> THE TASK: Transcribe all of the records word for word, but omit the pictures.

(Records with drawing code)
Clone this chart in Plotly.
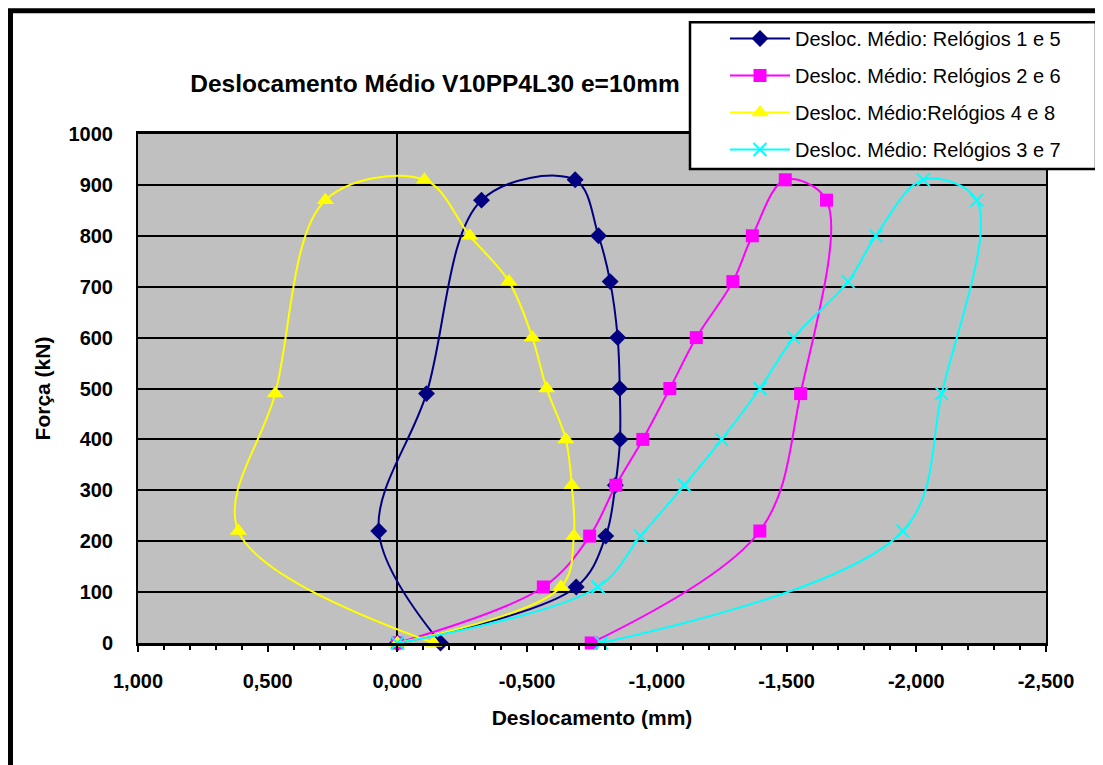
import plotly.graph_objects as go

# ---- data ----
forca = [0, 110, 210, 310, 400, 500, 600, 710, 800, 910, 870, 490, 220, 0]
rel_1_5 = [0, -0.689, -0.803, -0.84, -0.858, -0.857, -0.849, -0.82, -0.775, -0.685, -0.324, -0.112, 0.072, -0.166]
rel_2_6 = [0, -0.5625, -0.741, -0.842, -0.946, -1.05, -1.152, -1.293, -1.368, -1.495, -1.654, -1.554, -1.397, -0.747]
rel_4_8 = [0, -0.63, -0.68, -0.672, -0.649, -0.575, -0.52, -0.43, -0.279, -0.104, 0.278, 0.471, 0.613, -0.14]
rel_3_7 = [0, -0.773, -0.937, -1.106, -1.25, -1.397, -1.528, -1.737, -1.844, -2.027, -2.233, -2.098, -1.948, -0.786]

series_names = [
    "Desloc. Médio: Relógios 1 e 5",
    "Desloc. Médio: Relógios 2 e 6",
    "Desloc. Médio:Relógios 4 e 8",
    "Desloc. Médio: Relógios 3 e 7",
]
x_ticks = [1.0, 0.5, 0.0, -0.5, -1.0, -1.5, -2.0, -2.5]
x_tick_labels = ["1,000", "0,500", "0,000", "-0,500", "-1,000", "-1,500", "-2,000", "-2,500"]
y_ticks = [0, 100, 200, 300, 400, 500, 600, 700, 800, 900, 1000]

title_text = "Deslocamento Médio V10PP4L30 e=10mm"
x_title = "Deslocamento (mm)"
y_title = "Força (kN)"

FONT = "Liberation Sans, Arial, sans-serif"

# ---- geometry: reference screenshot pixels; page body has an 8 px margin ----
OFF = 8
W, H = 1103 - OFF, 765 - OFF
RL, RR, RT, RB = 138, 1046, 133, 643          # plot area in screenshot px
PL, PR, PT, PB = RL - OFF, RR - OFF, RT - OFF, RB - OFF


def px_x(ref_px):
    return (ref_px - RL) / (RR - RL)


def px_y(ref_py):
    return (RB - ref_py) / (RB - RT)


styles = [
    dict(color="#000080", marker=dict(symbol="diamond", size=13, color="#000080")),
    dict(color="#FF00FF", marker=dict(symbol="square", size=13, color="#FF00FF")),
    dict(color="#FFFF00", marker=dict(symbol="triangle-up", size=15, color="#FFFF00")),
    dict(color="#00FFFF", marker=dict(symbol="x-thin", size=13, color="#00FFFF",
                                      line=dict(color="#00FFFF", width=2))),
]
xs = [rel_1_5, rel_2_6, rel_4_8, rel_3_7]

fig = go.Figure()
for i, (name, x, st) in enumerate(zip(series_names, xs, styles)):
    fig.add_trace(go.Scatter(
        x=x, y=forca, name=name, mode="lines+markers",
        line=dict(color=st["color"], width=2, shape="spline", smoothing=1.0),
        marker=st["marker"], legendgroup=f"g{i}", cliponaxis=False,
    ))

fig.update_layout(
    width=W, height=H,
    margin=dict(l=PL, r=W - PR, t=PT, b=H - PB, pad=0),
    paper_bgcolor="white",
    plot_bgcolor="#C0C0C0",
    font=dict(family=FONT, color="black"),
    title=dict(text=title_text, x=px_x(435), xref="paper", xanchor="center",
               y=1 - (83 - OFF) / H, yref="container", yanchor="middle",
               font=dict(family=FONT, size=24.5, color="black", weight="bold")),
    showlegend=True,
    legend=dict(x=px_x(725), y=px_y(19), xanchor="left", yanchor="top",
                bgcolor="rgba(0,0,0,0)", borderwidth=0,
                font=dict(family=FONT, size=20, color="black"),
                tracegroupgap=8, itemwidth=60, traceorder="grouped"),
    xaxis=dict(
        range=[1, -2.5], tickvals=x_ticks, ticktext=x_tick_labels,
        showgrid=False,
        zeroline=True, zerolinecolor="black", zerolinewidth=2,
        showline=True, linecolor="black", linewidth=3, mirror=True,
        ticks="outside", ticklen=6, tickwidth=2, tickcolor="black",
        minor=dict(dtick=0.1, tick0=0, ticks="outside", ticklen=4, tickwidth=2,
                   tickcolor="black", showgrid=False),
        tickfont=dict(family=FONT, size=20, color="black", weight="bold"),
        ticklabelstandoff=12,
        title=dict(text=x_title, standoff=20,
                   font=dict(family=FONT, size=21, color="black", weight="bold")),
    ),
    yaxis=dict(
        range=[0, 1000], tickvals=y_ticks,
        showgrid=True, gridcolor="black", gridwidth=2,
        zeroline=False,
        showline=True, linecolor="black", linewidth=2, mirror=True,
        ticks="",
        tickfont=dict(family=FONT, size=20, color="black", weight="bold"),
        ticklabelstandoff=19,
        title=dict(text=y_title, standoff=12,
                   font=dict(family=FONT, size=21, color="black", weight="bold")),
    ),
    shapes=[
        # outer chart frame (extends past the right/bottom edge as in the reference)
        dict(type="rect", xref="paper", yref="paper", layer="above",
             x0=px_x(10.5), x1=px_x(1125), y0=px_y(790), y1=px_y(9.5),
             line=dict(color="black", width=5), fillcolor="rgba(0,0,0,0)"),
        # legend box
        dict(type="rect", xref="paper", yref="paper", layer="above",
             x0=px_x(690), x1=px_x(1096), y0=px_y(168), y1=px_y(21),
             line=dict(color="black", width=2.5), fillcolor="white"),
    ],
)

fig.write_html("out.html")
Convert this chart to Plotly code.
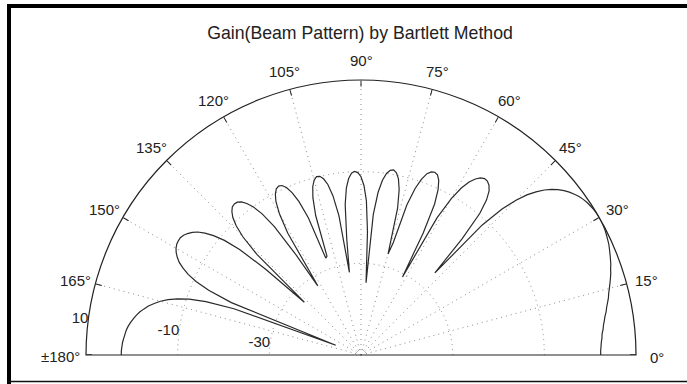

> TASK RESULT:
Clone this chart in Plotly.
import plotly.graph_objects as go

# ---- data ----
forca = [0, 110, 210, 310, 400, 500, 600, 710, 800, 910, 870, 490, 220, 0]
rel_1_5 = [0, -0.689, -0.803, -0.84, -0.858, -0.857, -0.849, -0.82, -0.775, -0.685, -0.324, -0.112, 0.072, -0.166]
rel_2_6 = [0, -0.5625, -0.741, -0.842, -0.946, -1.05, -1.152, -1.293, -1.368, -1.495, -1.654, -1.554, -1.397, -0.747]
rel_4_8 = [0, -0.63, -0.68, -0.672, -0.649, -0.575, -0.52, -0.43, -0.279, -0.104, 0.278, 0.471, 0.613, -0.14]
rel_3_7 = [0, -0.773, -0.937, -1.106, -1.25, -1.397, -1.528, -1.737, -1.844, -2.027, -2.233, -2.098, -1.948, -0.786]

series_names = [
    "Desloc. Médio: Relógios 1 e 5",
    "Desloc. Médio: Relógios 2 e 6",
    "Desloc. Médio:Relógios 4 e 8",
    "Desloc. Médio: Relógios 3 e 7",
]
x_ticks = [1.0, 0.5, 0.0, -0.5, -1.0, -1.5, -2.0, -2.5]
x_tick_labels = ["1,000", "0,500", "0,000", "-0,500", "-1,000", "-1,500", "-2,000", "-2,500"]
y_ticks = [0, 100, 200, 300, 400, 500, 600, 700, 800, 900, 1000]

title_text = "Deslocamento Médio V10PP4L30 e=10mm"
x_title = "Deslocamento (mm)"
y_title = "Força (kN)"

FONT = "Liberation Sans, Arial, sans-serif"

# ---- geometry: reference screenshot pixels; page body has an 8 px margin ----
OFF = 8
W, H = 1103 - OFF, 765 - OFF
RL, RR, RT, RB = 138, 1046, 133, 643          # plot area in screenshot px
PL, PR, PT, PB = RL - OFF, RR - OFF, RT - OFF, RB - OFF


def px_x(ref_px):
    return (ref_px - RL) / (RR - RL)


def px_y(ref_py):
    return (RB - ref_py) / (RB - RT)


styles = [
    dict(color="#000080", marker=dict(symbol="diamond", size=13, color="#000080")),
    dict(color="#FF00FF", marker=dict(symbol="square", size=13, color="#FF00FF")),
    dict(color="#FFFF00", marker=dict(symbol="triangle-up", size=15, color="#FFFF00")),
    dict(color="#00FFFF", marker=dict(symbol="x-thin", size=13, color="#00FFFF",
                                      line=dict(color="#00FFFF", width=2))),
]
xs = [rel_1_5, rel_2_6, rel_4_8, rel_3_7]

fig = go.Figure()
for i, (name, x, st) in enumerate(zip(series_names, xs, styles)):
    fig.add_trace(go.Scatter(
        x=x, y=forca, name=name, mode="lines+markers",
        line=dict(color=st["color"], width=2, shape="spline", smoothing=1.0),
        marker=st["marker"], legendgroup=f"g{i}", cliponaxis=False,
    ))

fig.update_layout(
    width=W, height=H,
    margin=dict(l=PL, r=W - PR, t=PT, b=H - PB, pad=0),
    paper_bgcolor="white",
    plot_bgcolor="#C0C0C0",
    font=dict(family=FONT, color="black"),
    title=dict(text=title_text, x=px_x(435), xref="paper", xanchor="center",
               y=1 - (83 - OFF) / H, yref="container", yanchor="middle",
               font=dict(family=FONT, size=24.5, color="black", weight="bold")),
    showlegend=True,
    legend=dict(x=px_x(725), y=px_y(19), xanchor="left", yanchor="top",
                bgcolor="rgba(0,0,0,0)", borderwidth=0,
                font=dict(family=FONT, size=20, color="black"),
                tracegroupgap=8, itemwidth=60, traceorder="grouped"),
    xaxis=dict(
        range=[1, -2.5], tickvals=x_ticks, ticktext=x_tick_labels,
        showgrid=False,
        zeroline=True, zerolinecolor="black", zerolinewidth=2,
        showline=True, linecolor="black", linewidth=3, mirror=True,
        ticks="outside", ticklen=6, tickwidth=2, tickcolor="black",
        minor=dict(dtick=0.1, tick0=0, ticks="outside", ticklen=4, tickwidth=2,
                   tickcolor="black", showgrid=False),
        tickfont=dict(family=FONT, size=20, color="black", weight="bold"),
        ticklabelstandoff=12,
        title=dict(text=x_title, standoff=20,
                   font=dict(family=FONT, size=21, color="black", weight="bold")),
    ),
    yaxis=dict(
        range=[0, 1000], tickvals=y_ticks,
        showgrid=True, gridcolor="black", gridwidth=2,
        zeroline=False,
        showline=True, linecolor="black", linewidth=2, mirror=True,
        ticks="",
        tickfont=dict(family=FONT, size=20, color="black", weight="bold"),
        ticklabelstandoff=19,
        title=dict(text=y_title, standoff=12,
                   font=dict(family=FONT, size=21, color="black", weight="bold")),
    ),
    shapes=[
        # outer chart frame (extends past the right/bottom edge as in the reference)
        dict(type="rect", xref="paper", yref="paper", layer="above",
             x0=px_x(10.5), x1=px_x(1125), y0=px_y(790), y1=px_y(9.5),
             line=dict(color="black", width=5), fillcolor="rgba(0,0,0,0)"),
        # legend box
        dict(type="rect", xref="paper", yref="paper", layer="above",
             x0=px_x(690), x1=px_x(1096), y0=px_y(168), y1=px_y(21),
             line=dict(color="black", width=2.5), fillcolor="white"),
    ],
)

fig.write_html("out.html")
Convert this chart to Plotly code.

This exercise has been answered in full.